++++ Data ++++

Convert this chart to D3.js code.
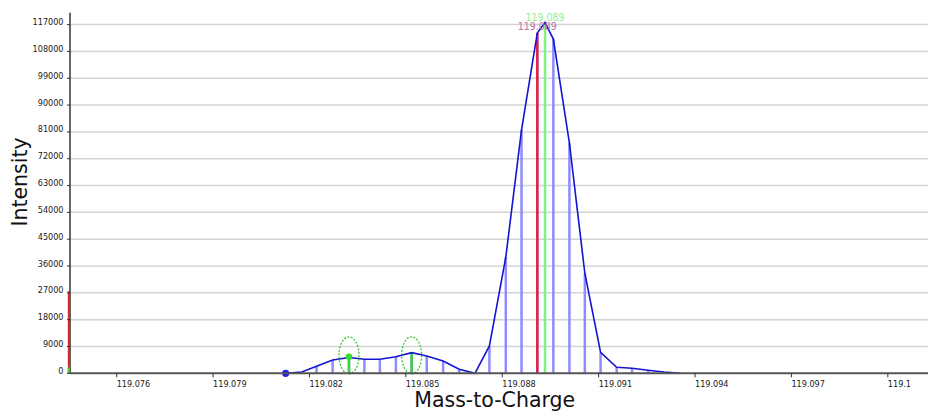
<!DOCTYPE html>
<html>
<head>
<meta charset="utf-8">
<script src="https://cdn.jsdelivr.net/npm/d3@7"></script>
<style>
  html, body { margin: 0; padding: 0; background: #fff; }
  svg { display: block; }
</style>
</head>
<body>
<svg id="chart" width="929" height="411"></svg>
<script>
// ---- data ----
const profileMz = [119.08126, 119.08176, 119.08222, 119.08272, 119.08323, 119.08371, 119.08419, 119.08469,
  119.08518, 119.08565, 119.08616, 119.08666, 119.08715, 119.08760, 119.08811, 119.08860, 119.08909,
  119.08959, 119.09009, 119.09057, 119.09106, 119.09156, 119.09204, 119.09254, 119.09303, 119.09353];
const profileIntensity = [0, 450, 2400, 4470, 5300, 4700, 4700, 5570,
  6920, 5800, 4130, 1340, 0, 9170, 38950, 81700, 114170,
  112160, 77230, 33580, 7000, 2010, 1680, 1000, 440, 0];
const apexMz = 119.08933;
const apexIntensity = 117700;
const centroidMz = 119.08909;
const centroidIntensity = 114170;
const apexLabel = "119.089";
const centroidLabel = "119.089";
const markedMz = [119.08323, 119.08518];          // green-circled peaks
const markedIntensity = [5400, 6920];
const markedDotMz = 119.08323;
const markedDotIntensity = 5550;
const startDotMz = 119.08126;
const edgeMz = 119.07451;
const edgeIntensity = 27600;
const edgeGreenIntensity = 2000;
const yTicks = [0, 9000, 18000, 27000, 36000, 45000, 54000, 63000, 72000, 81000, 90000, 99000, 108000, 117000];
const xTicks = [119.076, 119.079, 119.082, 119.085, 119.088, 119.091, 119.094, 119.097, 119.1];
const xTickLabels = ["119.076", "119.079", "119.082", "119.085", "119.088", "119.091", "119.094", "119.097", "119.1"];
const xTitle = "Mass-to-Charge";
const yTitle = "Intensity";

// ---- layout ----
const padL = 70, padR = 928, padT = 12.7, padB = 373.3;
const svg = d3.select("#chart");
const x = d3.scaleLinear().domain([119.074547, 119.10125]).range([padL, padR]);
const y = d3.scaleLinear().domain([0, 121000]).range([padB, padT]);
const tickFont = "'DejaVu Sans Condensed', 'DejaVu Sans', sans-serif";

// grid
svg.append("g").selectAll("line").data(yTicks.filter(d => d > 0)).join("line")
  .attr("x1", padL).attr("x2", padR)
  .attr("y1", d => y(d)).attr("y2", d => y(d))
  .attr("stroke", "#d4d4d4").attr("stroke-width", 1.5);

// profile sticks
const pts = profileMz.map((m, i) => ({ mz: m, v: profileIntensity[i] }));
svg.append("g").selectAll("line").data(pts.slice(1)).join("line")
  .attr("x1", d => x(d.mz)).attr("x2", d => x(d.mz))
  .attr("y1", y(0)).attr("y2", d => y(d.v))
  .attr("stroke", "#8c8cff").attr("stroke-width", 2.5);

// marked green sticks
svg.append("g").selectAll("line").data(markedMz.map((m, i) => ({ mz: m, v: markedIntensity[i] }))).join("line")
  .attr("x1", d => x(d.mz)).attr("x2", d => x(d.mz))
  .attr("y1", y(0)).attr("y2", d => y(d.v))
  .attr("stroke", "#3ad43a").attr("stroke-width", 2.5);

// centroid (red) and apex (green)
svg.append("line").attr("x1", x(centroidMz)).attr("x2", x(centroidMz))
  .attr("y1", y(0)).attr("y2", y(centroidIntensity))
  .attr("stroke", "#e8203c").attr("stroke-width", 2.5);
svg.append("line").attr("x1", x(apexMz)).attr("x2", x(apexMz))
  .attr("y1", y(0)).attr("y2", y(apexIntensity))
  .attr("stroke", "#7ef27e").attr("stroke-width", 2.5);

// profile line (with apex)
const linePts = pts.concat([{ mz: apexMz, v: apexIntensity }]).sort((a, b) => a.mz - b.mz);
svg.append("path").datum(linePts)
  .attr("d", d3.line().x(d => x(d.mz)).y(d => y(d.v)))
  .attr("fill", "none").attr("stroke", "#1414d2").attr("stroke-width", 1.6);

// ellipses
svg.append("g").selectAll("ellipse").data(markedMz.map((m, i) => ({ mz: m, v: markedIntensity[i] }))).join("ellipse")
  .attr("cx", d => x(d.mz)).attr("cy", y(0) - 18)
  .attr("rx", 10).attr("ry", 18.5)
  .attr("fill", "none").attr("stroke", "#33c433").attr("stroke-width", 1.3)
  .attr("stroke-dasharray", "2,1.5");

// dots
svg.append("circle").attr("cx", x(markedDotMz)).attr("cy", y(markedDotIntensity)).attr("r", 3.3).attr("fill", "#33dd33");
svg.append("circle").attr("cx", x(startDotMz)).attr("cy", y(0)).attr("r", 3.6).attr("fill", "#2020ee");

// axes
svg.append("line").attr("x1", padL).attr("x2", padL).attr("y1", padT).attr("y2", padB)
  .attr("stroke", "#333").attr("stroke-width", 1.5);
svg.append("line").attr("x1", padL).attr("x2", padR).attr("y1", padB).attr("y2", padB)
  .attr("stroke", "#555").attr("stroke-width", 2);

// left edge marker (drawn over the axis)
svg.append("line").attr("x1", x(edgeMz)).attr("x2", x(edgeMz))
  .attr("y1", y(0)).attr("y2", y(edgeIntensity))
  .attr("stroke", "#d82828").attr("stroke-width", 2);
svg.append("line").attr("x1", x(edgeMz)).attr("x2", x(edgeMz))
  .attr("y1", y(0)).attr("y2", y(edgeGreenIntensity))
  .attr("stroke", "#44cc22").attr("stroke-width", 2);

const yg = svg.append("g");
yg.selectAll("line").data(yTicks).join("line")
  .attr("x1", padL - 3).attr("x2", padL).attr("y1", d => y(d)).attr("y2", d => y(d))
  .attr("stroke", "#333").attr("stroke-width", 1);
yg.selectAll("text").data(yTicks).join("text")
  .attr("x", padL - 6.5).attr("y", d => y(d) + 0.5)
  .attr("text-anchor", "end")
  .attr("font-family", tickFont).attr("font-size", 9).attr("fill", "#1a1a1a")
  .text(d => String(d));

const xg = svg.append("g");
xg.selectAll("line").data(xTicks).join("line")
  .attr("x1", d => x(d)).attr("x2", d => x(d)).attr("y1", padB).attr("y2", padB + 4)
  .attr("stroke", "#333").attr("stroke-width", 1);
xg.selectAll("text").data(xTicks).join("text")
  .attr("x", d => x(d)).attr("y", padB + 14)
  .attr("text-anchor", "start")
  .attr("font-family", tickFont).attr("font-size", 9).attr("fill", "#1a1a1a")
  .text((d, i) => xTickLabels[i]);

// peak labels
svg.append("text").attr("x", x(centroidMz)).attr("y", 29.5).attr("text-anchor", "middle")
  .attr("font-family", tickFont).attr("font-size", 10.5).attr("fill", "#b873a8")
  .text(centroidLabel);
svg.append("text").attr("x", x(apexMz)).attr("y", 20.5).attr("text-anchor", "middle")
  .attr("font-family", tickFont).attr("font-size", 10.5).attr("fill", "#98ec98")
  .text(apexLabel);

// titles
svg.append("text").attr("x", 494.7).attr("y", 406.5).attr("text-anchor", "middle")
  .attr("font-family", "'DejaVu Sans', sans-serif").attr("font-size", 20.5).attr("fill", "#111")
  .text(xTitle);
svg.append("text").attr("transform", "translate(27,182) rotate(-90)").attr("text-anchor", "middle")
  .attr("font-family", "'DejaVu Sans', sans-serif").attr("font-size", 20.5).attr("fill", "#111")
  .text(yTitle);
</script>
</body>
</html>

++++

§ **What is asked**
Copy each line exactly, and leave the pictures out of your copy.

§ **Response for this exercise**
Convert this chart to D3.js code.
<!DOCTYPE html>
<html>
<head>
<meta charset="utf-8">
<script src="https://cdn.jsdelivr.net/npm/d3@7"></script>
<style>
  html, body { margin: 0; padding: 0; background: #fff; }
  svg { display: block; }
</style>
</head>
<body>
<svg id="chart" width="929" height="411"></svg>
<script>
// ---- data ----
const profileMz = [119.08126, 119.08176, 119.08222, 119.08272, 119.08323, 119.08371, 119.08419, 119.08469,
  119.08518, 119.08565, 119.08616, 119.08666, 119.08715, 119.08760, 119.08811, 119.08860, 119.08909,
  119.08959, 119.09009, 119.09057, 119.09106, 119.09156, 119.09204, 119.09254, 119.09303, 119.09353];
const profileIntensity = [0, 450, 2400, 4470, 5300, 4700, 4700, 5570,
  6920, 5800, 4130, 1340, 0, 9170, 38950, 81700, 114170,
  112160, 77230, 33580, 7000, 2010, 1680, 1000, 440, 0];
const apexMz = 119.08933;
const apexIntensity = 117700;
const centroidMz = 119.08909;
const centroidIntensity = 114170;
const apexLabel = "119.089";
const centroidLabel = "119.089";
const markedMz = [119.08323, 119.08518];          // green-circled peaks
const markedIntensity = [5400, 6920];
const markedDotMz = 119.08323;
const markedDotIntensity = 5550;
const startDotMz = 119.08126;
const edgeMz = 119.07451;
const edgeIntensity = 27600;
const edgeGreenIntensity = 2000;
const yTicks = [0, 9000, 18000, 27000, 36000, 45000, 54000, 63000, 72000, 81000, 90000, 99000, 108000, 117000];
const xTicks = [119.076, 119.079, 119.082, 119.085, 119.088, 119.091, 119.094, 119.097, 119.1];
const xTickLabels = ["119.076", "119.079", "119.082", "119.085", "119.088", "119.091", "119.094", "119.097", "119.1"];
const xTitle = "Mass-to-Charge";
const yTitle = "Intensity";

// ---- layout ----
const padL = 70, padR = 928, padT = 12.7, padB = 373.3;
const svg = d3.select("#chart");
const x = d3.scaleLinear().domain([119.074547, 119.10125]).range([padL, padR]);
const y = d3.scaleLinear().domain([0, 121000]).range([padB, padT]);
const tickFont = "'DejaVu Sans Condensed', 'DejaVu Sans', sans-serif";

// grid
svg.append("g").selectAll("line").data(yTicks.filter(d => d > 0)).join("line")
  .attr("x1", padL).attr("x2", padR)
  .attr("y1", d => y(d)).attr("y2", d => y(d))
  .attr("stroke", "#d4d4d4").attr("stroke-width", 1.5);

// profile sticks
const pts = profileMz.map((m, i) => ({ mz: m, v: profileIntensity[i] }));
svg.append("g").selectAll("line").data(pts.slice(1)).join("line")
  .attr("x1", d => x(d.mz)).attr("x2", d => x(d.mz))
  .attr("y1", y(0)).attr("y2", d => y(d.v))
  .attr("stroke", "#8c8cff").attr("stroke-width", 2.5);

// marked green sticks
svg.append("g").selectAll("line").data(markedMz.map((m, i) => ({ mz: m, v: markedIntensity[i] }))).join("line")
  .attr("x1", d => x(d.mz)).attr("x2", d => x(d.mz))
  .attr("y1", y(0)).attr("y2", d => y(d.v))
  .attr("stroke", "#3ad43a").attr("stroke-width", 2.5);

// centroid (red) and apex (green)
svg.append("line").attr("x1", x(centroidMz)).attr("x2", x(centroidMz))
  .attr("y1", y(0)).attr("y2", y(centroidIntensity))
  .attr("stroke", "#e8203c").attr("stroke-width", 2.5);
svg.append("line").attr("x1", x(apexMz)).attr("x2", x(apexMz))
  .attr("y1", y(0)).attr("y2", y(apexIntensity))
  .attr("stroke", "#7ef27e").attr("stroke-width", 2.5);

// profile line (with apex)
const linePts = pts.concat([{ mz: apexMz, v: apexIntensity }]).sort((a, b) => a.mz - b.mz);
svg.append("path").datum(linePts)
  .attr("d", d3.line().x(d => x(d.mz)).y(d => y(d.v)))
  .attr("fill", "none").attr("stroke", "#1414d2").attr("stroke-width", 1.6);

// ellipses
svg.append("g").selectAll("ellipse").data(markedMz.map((m, i) => ({ mz: m, v: markedIntensity[i] }))).join("ellipse")
  .attr("cx", d => x(d.mz)).attr("cy", y(0) - 18)
  .attr("rx", 10).attr("ry", 18.5)
  .attr("fill", "none").attr("stroke", "#33c433").attr("stroke-width", 1.3)
  .attr("stroke-dasharray", "2,1.5");

// dots
svg.append("circle").attr("cx", x(markedDotMz)).attr("cy", y(markedDotIntensity)).attr("r", 3.3).attr("fill", "#33dd33");
svg.append("circle").attr("cx", x(startDotMz)).attr("cy", y(0)).attr("r", 3.6).attr("fill", "#2020ee");

// axes
svg.append("line").attr("x1", padL).attr("x2", padL).attr("y1", padT).attr("y2", padB)
  .attr("stroke", "#333").attr("stroke-width", 1.5);
svg.append("line").attr("x1", padL).attr("x2", padR).attr("y1", padB).attr("y2", padB)
  .attr("stroke", "#555").attr("stroke-width", 2);

// left edge marker (drawn over the axis)
svg.append("line").attr("x1", x(edgeMz)).attr("x2", x(edgeMz))
  .attr("y1", y(0)).attr("y2", y(edgeIntensity))
  .attr("stroke", "#d82828").attr("stroke-width", 2);
svg.append("line").attr("x1", x(edgeMz)).attr("x2", x(edgeMz))
  .attr("y1", y(0)).attr("y2", y(edgeGreenIntensity))
  .attr("stroke", "#44cc22").attr("stroke-width", 2);

const yg = svg.append("g");
yg.selectAll("line").data(yTicks).join("line")
  .attr("x1", padL - 3).attr("x2", padL).attr("y1", d => y(d)).attr("y2", d => y(d))
  .attr("stroke", "#333").attr("stroke-width", 1);
yg.selectAll("text").data(yTicks).join("text")
  .attr("x", padL - 6.5).attr("y", d => y(d) + 0.5)
  .attr("text-anchor", "end")
  .attr("font-family", tickFont).attr("font-size", 9).attr("fill", "#1a1a1a")
  .text(d => String(d));

const xg = svg.append("g");
xg.selectAll("line").data(xTicks).join("line")
  .attr("x1", d => x(d)).attr("x2", d => x(d)).attr("y1", padB).attr("y2", padB + 4)
  .attr("stroke", "#333").attr("stroke-width", 1);
xg.selectAll("text").data(xTicks).join("text")
  .attr("x", d => x(d)).attr("y", padB + 14)
  .attr("text-anchor", "start")
  .attr("font-family", tickFont).attr("font-size", 9).attr("fill", "#1a1a1a")
  .text((d, i) => xTickLabels[i]);

// peak labels
svg.append("text").attr("x", x(centroidMz)).attr("y", 29.5).attr("text-anchor", "middle")
  .attr("font-family", tickFont).attr("font-size", 10.5).attr("fill", "#b873a8")
  .text(centroidLabel);
svg.append("text").attr("x", x(apexMz)).attr("y", 20.5).attr("text-anchor", "middle")
  .attr("font-family", tickFont).attr("font-size", 10.5).attr("fill", "#98ec98")
  .text(apexLabel);

// titles
svg.append("text").attr("x", 494.7).attr("y", 406.5).attr("text-anchor", "middle")
  .attr("font-family", "'DejaVu Sans', sans-serif").attr("font-size", 20.5).attr("fill", "#111")
  .text(xTitle);
svg.append("text").attr("transform", "translate(27,182) rotate(-90)").attr("text-anchor", "middle")
  .attr("font-family", "'DejaVu Sans', sans-serif").attr("font-size", 20.5).attr("fill", "#111")
  .text(yTitle);
</script>
</body>
</html>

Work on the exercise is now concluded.